【問題 30】
質権及び抵当権に関する次の①~④の記述のうち、民法上、その内容が適切なものを 1つだけ選び、解答欄にその番号をマークしなさい。
① 動産を目的とする質権の設定は、債権者に当該動産を引き渡すことによって、その効力を生ずる。
② 質権者は、質権設定者の承諾を得なければ、質物について、転質をすることができない。
③ 抵当権は、その担保する債権について不履行があったとしても、抵当不動産の果実に及ばない。
④ 抵当権者は、利息その他の定期金を請求する権利を有するときは、その全額についてその抵当権を行使することができる。
【正解】 ①
①(〇) 質権の設定は、債権者にその目的物を引き渡すことによって、その効力を生ずる(民法344条)。
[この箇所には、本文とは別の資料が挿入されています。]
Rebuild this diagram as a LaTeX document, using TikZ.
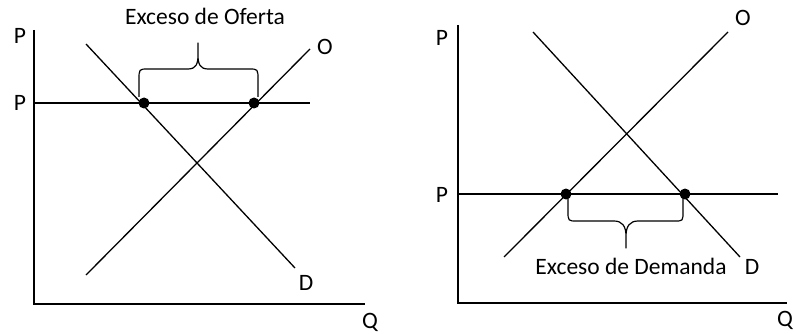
\documentclass[tikz,border=0pt]{standalone}
\usepackage{fontspec}
\setmainfont{Carlito}
\begin{document}
\begin{tikzpicture}[x=1pt,y=-1pt,
  curve/.style={line width=1.3pt},
  axis/.style={line width=1.6pt},
  lbl/.style={font=\fontsize{23.5}{27}\selectfont, inner sep=0pt},
  pt/.style={circle, fill=black, inner sep=0pt, minimum size=11pt},
  brc/.style={line width=1.2pt, line join=round}]
\useasboundingbox (0,0) rectangle (794,334);
% ---------- left panel ----------
\coordinate (Lo) at (34,304);
\coordinate (Ltop) at (34,30);
\coordinate (Lright) at (365,304);
\draw[axis] (Ltop) -- (Lo) -- (Lright);
\coordinate (Lp0) at (34,103);
\coordinate (Lp1) at (310,103);
\draw[curve] (Lp0) -- (Lp1);
\coordinate (LD0) at (86,44);
\coordinate (LD1) at (295,268);
\draw[curve] (LD0) -- (LD1);
\coordinate (LS0) at (86,275);
\coordinate (LS1) at (310,49);
\draw[curve] (LS0) -- (LS1);
\node[pt] (La) at (144,103) {};
\node[pt] (Lb) at (254,103) {};
% brace (upward)
\draw[brc] (139,97) -- (139,80) .. controls (139,69) .. (148,69) -- (188,69)
  .. controls (196,69) and (198,64) .. (198,55) -- (198,43) -- (198,55)
  .. controls (198,64) and (200,69) .. (208,69) -- (249,69)
  .. controls (258,69) .. (258,80) -- (258,97);
\node[lbl] (Ltitle) at (205,16) {Exceso de Oferta};
\node[lbl] (LPt) at (20,36) {P};
\node[lbl] (LPp) at (20,103) {P};
\node[lbl] (LO) at (325,47) {O};
\node[lbl] (LD) at (306,283) {D};
\node[lbl] (LQ) at (370,322) {Q};
% ---------- right panel ----------
\coordinate (Ro) at (458,303);
\coordinate (Rtop) at (458,25);
\coordinate (Rright) at (787,303);
\draw[axis] (Rtop) -- (Ro) -- (Rright);
\coordinate (Rp0) at (458,194);
\coordinate (Rp1) at (778,194);
\draw[curve] (Rp0) -- (Rp1);
\coordinate (RD0) at (533,32);
\coordinate (RD1) at (740,257);
\draw[curve] (RD0) -- (RD1);
\coordinate (RS0) at (504,257);
\coordinate (RS1) at (728,32);
\draw[curve] (RS0) -- (RS1);
\node[pt] (Ra) at (566,194) {};
\node[pt] (Rb) at (685,194) {};
% brace (downward)
\draw[brc] (568,198) -- (568,211) .. controls (568,221) .. (577,221) -- (614,221)
  .. controls (622,221) and (626,226) .. (626,236) -- (626,248) -- (626,236)
  .. controls (626,226) and (630,221) .. (638,221) -- (675,221)
  .. controls (683,221) .. (683,211) -- (683,198);
\node[lbl] (Rtitle) at (631,266) {Exceso de Demanda};
\node[lbl] (RPt) at (442,38) {P};
\node[lbl] (RPp) at (442,195) {P};
\node[lbl] (RO) at (743,18) {O};
\node[lbl] (RD) at (752,267) {D};
\node[lbl, anchor=east] (RQ) at (793,320) {Q};
\end{tikzpicture}
\end{document}
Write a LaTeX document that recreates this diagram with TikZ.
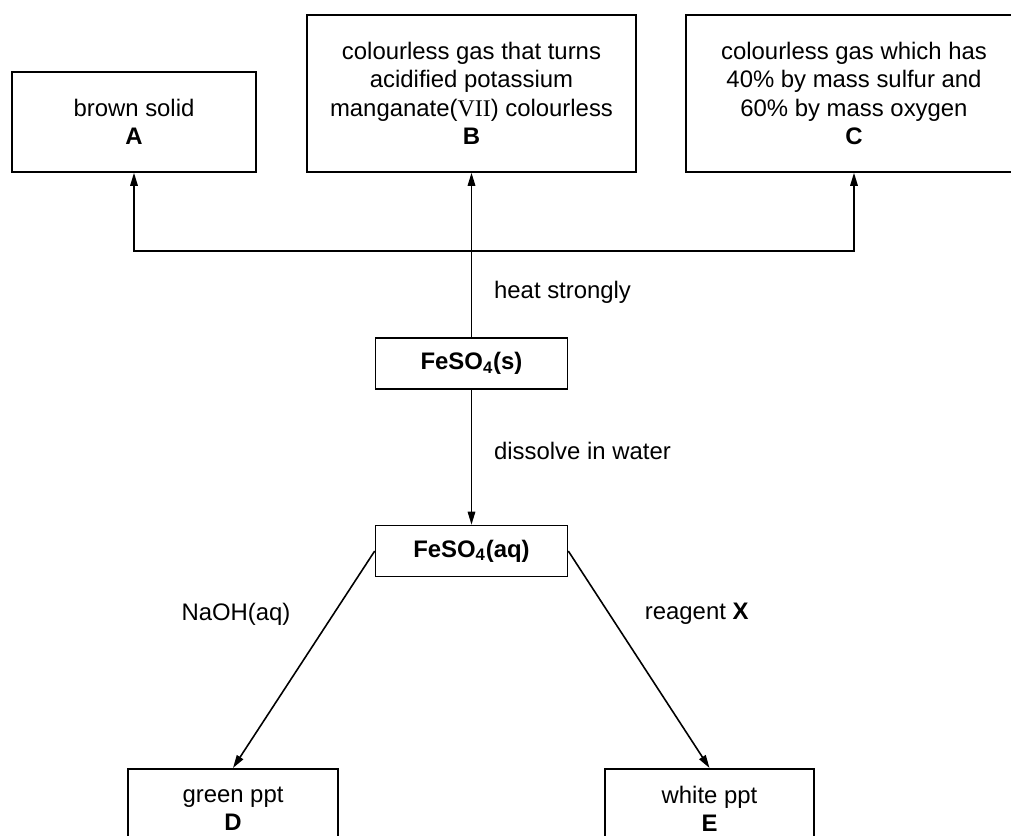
\documentclass[tikz,border=0pt]{standalone}
\usepackage{fontspec}
\setmainfont{Liberation Sans}
\newfontfamily\romanfont{Liberation Serif}
\usetikzlibrary{arrows.meta, positioning, calc}
\tikzset{
    result/.style={rectangle, draw=black, line width=0.9pt, align=center, inner sep=0pt},
    salt/.style={rectangle, draw=black, line width=0.9pt, minimum width=3.84cm, minimum height=1.02cm, text centered, font=\fontsize{13.6}{16.1}\selectfont\bfseries},
    arrow/.style={line width=0.9pt, -{Triangle[length=2.6mm, width=1.5mm]}}
}
\begin{document}
\begin{tikzpicture}[every node/.style={font=\fontsize{13.6}{16.1}\selectfont}]
        \useasboundingbox (0,0) rectangle (20.22,16.72);
        % Products of strong heating
        \node (A) [result, minimum width=4.88cm, minimum height=2cm] at (2.68,14.28) {brown solid\\\textbf{A}};
        \node (B) [result, minimum width=6.58cm, minimum height=3.14cm] at (9.43,14.85) {colourless gas that turns\\acidified potassium\\manganate({\romanfont VII}) colourless\\\textbf{B}};
        \node (C) [result, minimum width=6.72cm, minimum height=3.14cm] at (17.08,14.85) {colourless gas which has\\40\% by mass sulfur and\\60\% by mass oxygen\\\textbf{C}};
        
        % Iron(II) sulfate
        \node (solid) [salt] at (9.43,9.45) {FeSO\textsubscript{4}(s)};
        \node (soln) [salt] at (9.43,5.70) {FeSO\textsubscript{4}(aq)};
        
        % Precipitates
        \node (D) [result, minimum width=4.2cm, minimum height=1.6cm, anchor=north] at (4.66,1.36) {green ppt\\\textbf{D}};
        \node (E) [result, minimum width=4.18cm, minimum height=1.6cm, anchor=north] at (14.19,1.36) {white ppt\\\textbf{E}};
        
        % Flows
        \coordinate (split) at (9.43,11.70);
        \draw[arrow] (solid.north) -- node[pos=0.27, right=0.32cm] {heat strongly} (B.south);
        \draw[arrow] (split) -| (A.south);
        \draw[arrow] (split) -| (C.south);
        \draw[arrow] (solid) -- node[pos=0.45, right=0.32cm] {dissolve in water} (soln);
        \draw[arrow] (soln.west) -- node[pos=0.29, left=0.73cm] {NaOH(aq)} (D.north);
        \draw[arrow] (soln.east) -- node[pos=0.29, right=0.58cm] {reagent \textbf{X}} (E.north);
    \end{tikzpicture}
\end{document}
②(×)質権者は、その権利の存続期間内において、自己の責任で、質物について、転質をすることができる。この場合において、転質をしたことによって生じた損失については、不可抗力によるものであっても、その責任を負う(民法348条)。
③(×)抵当権は、その担保する債権について不履行があったときは、その後に生じた抵当不動産の果実に及ぶ(民法371条)。
④(×)抵当権者は、利息その他の定期金を請求する権利を有するときは、その満期となった最後の二年分についてのみ、その抵当権を行使することができる。ただし、それ以前の定期金についても、満期後に特別の登記をしたときは、その登記の時からその抵当権を行使することを妨げない(民法375条1項)。